安丞心中不得不赞叹他们总裁的厉害,总裁在这么短的时间就发觉问题不对劲,而他却只到今天才发觉。
“进关的时候,这个保镖哪怕一直低着头,但我们的探子所处地方正好拍到他的眼角,很明显这保镖的眼睛应该是黑色的。但出关的时候,十个保镖中没有一人的眼睛是黑色的。”
虽然出关的保镖和那个黑眼睛的保镖一样的长相、一样的身高体型,但长相这东西可以制胶皮面具,很容易解决。身高体型嘛,只要刻意选,也很容易选出一模一样的。
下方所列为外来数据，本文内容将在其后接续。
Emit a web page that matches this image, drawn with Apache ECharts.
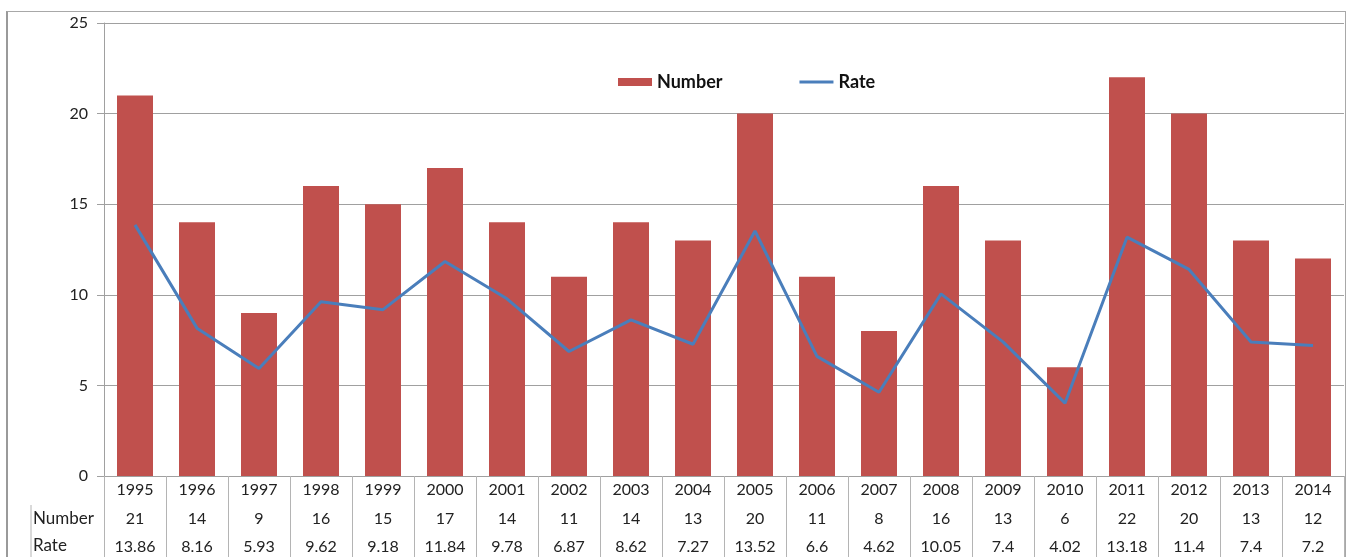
<!DOCTYPE html>
<html>
<head>
<meta charset="utf-8">
<style>
  html, body { margin: 0; padding: 0; background: #fff; }
  #frame { position: absolute; left: 6px; top: 11px; width: 1337px; height: 560px;
           border-left: 2px solid #9a9a9a; border-top: 1px solid #a8a8a8; border-right: 1px solid #a8a8a8; }
  #chart { position: absolute; left: 0; top: 0; width: 1349px; height: 557px; }
</style>
<script src="https://cdn.jsdelivr.net/npm/echarts@6/dist/echarts.min.js"></script>
</head>
<body>
<div id="frame"></div>
<div id="chart"></div>
<script>
// Yearly counts and rates, 1995–2014
const years = ['1995','1996','1997','1998','1999','2000','2001','2002','2003','2004',
               '2005','2006','2007','2008','2009','2010','2011','2012','2013','2014'];
const numbers = [21, 14, 9, 16, 15, 17, 14, 11, 14, 13, 20, 11, 8, 16, 13, 6, 22, 20, 13, 12];
const rates = [13.86, 8.16, 5.93, 9.62, 9.18, 11.84, 9.78, 6.87, 8.62, 7.27,
               13.52, 6.6, 4.62, 10.05, 7.4, 4.02, 13.18, 11.4, 7.4, 7.2];
const yTicks = [0, 5, 10, 15, 20, 25];

const FONT = 'Lato, "Open Sans", sans-serif';
const GRAY = '#a0a0a0';
const TXT = '#222';
const BAR_COLOR = '#C0504D';
const LINE_COLOR = '#4A7EBB';

const chart = echarts.init(document.getElementById('chart'), null, { renderer: 'canvas' });

chart.setOption({
  animation: false,
  textStyle: { fontFamily: FONT, color: TXT },
  grid: { left: 104, right: 5, top: 23, bottom: 81, containLabel: false },
  legend: {
    left: 618, top: 73, padding: 0,
    itemWidth: 34, itemHeight: 8, itemGap: 77,
    textStyle: { fontFamily: FONT, fontSize: 18, fontWeight: 'bold', color: '#111' },
    data: [
      { name: 'Number', icon: 'rect' },
      { name: 'Rate', icon: 'path://M0,0h34v3h-34z' }
    ]
  },
  xAxis: {
    type: 'category',
    data: years,
    boundaryGap: true,
    axisLine: { lineStyle: { color: GRAY, width: 1 } },
    axisTick: { show: true, alignWithLabel: false, length: 82, lineStyle: { color: '#b4b4b4' } },
    axisLabel: {
      interval: 0,
      margin: 0,
      formatter: function (value, idx) {
        return '{y|' + value + '}\n{n|' + numbers[idx] + '}\n{r|' + rates[idx] + '}';
      },
      rich: {
        y: { fontFamily: FONT, fontSize: 16, color: TXT, lineHeight: 28 },
        n: { fontFamily: FONT, fontSize: 16, color: TXT, lineHeight: 30 },
        r: { fontFamily: FONT, fontSize: 16, color: TXT, lineHeight: 26 }
      }
    }
  },
  yAxis: {
    type: 'value',
    min: yTicks[0],
    max: yTicks[yTicks.length - 1],
    interval: yTicks[1] - yTicks[0],
    axisLine: { show: true, lineStyle: { color: GRAY, width: 1 } },
    axisTick: { show: true, length: 7, lineStyle: { color: GRAY } },
    axisLabel: { margin: 16, fontFamily: FONT, fontSize: 16, color: TXT },
    splitLine: { show: true, lineStyle: { color: GRAY, width: 1 } }
  },
  graphic: [
    { type: 'text', left: 33, top: 510, style: { text: 'Number', font: '17px ' + FONT, fill: TXT } },
    { type: 'text', left: 33, top: 537, style: { text: 'Rate', font: '17px ' + FONT, fill: TXT } },
    { type: 'line', shape: { x1: 31, y1: 505, x2: 31, y2: 557 }, style: { stroke: '#b4b4b4', lineWidth: 1 } }
  ],
  series: [
    {
      name: 'Number',
      type: 'bar',
      data: numbers,
      barWidth: 36,
      itemStyle: { color: BAR_COLOR }
    },
    {
      name: 'Rate',
      type: 'line',
      data: rates,
      symbol: 'none',
      lineStyle: { color: LINE_COLOR, width: 3 },
      itemStyle: { color: LINE_COLOR }
    }
  ]
});
</script>
</body>
</html>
但无论你怎么选、怎么易容,唯一改变不了的就是眼睛的颜色。
除非戴美瞳。
可是,路易斯的保镖都是大老爷们,谁会戴美瞳?
更何况戴着美瞳也不好执行任务。
也就是说,路易斯玩了手偷梁换柱?!
说白了,这个黑眼睛的保镖留在了国,而有另外一个早就做好准备的替身保镖随路易斯回了法国。
问题是,路易斯为什么要留一个黑眼睛的保镖在国?
秦琛若有所思的拿着相片,想从相片中看出那黑眼睛保镖到底是何方神圣?奈何,进关的照片中,那黑眼睛保镖的头一直是低着的。而出关的那个替身保镖,虽然昂着头,但秦琛基本可以肯定,这替身保镖的脸相应该是假的。
也就是说,这黑眼睛保镖和替身保镖的脸相应该都是假的,是两张早就做好的一模一样的胶皮面具。
所以,即使看清长相也没有用。
他们唯一的区别就是眼睛,进关的黑眼睛保镖在出关的时候,眼睛带着灰褐色。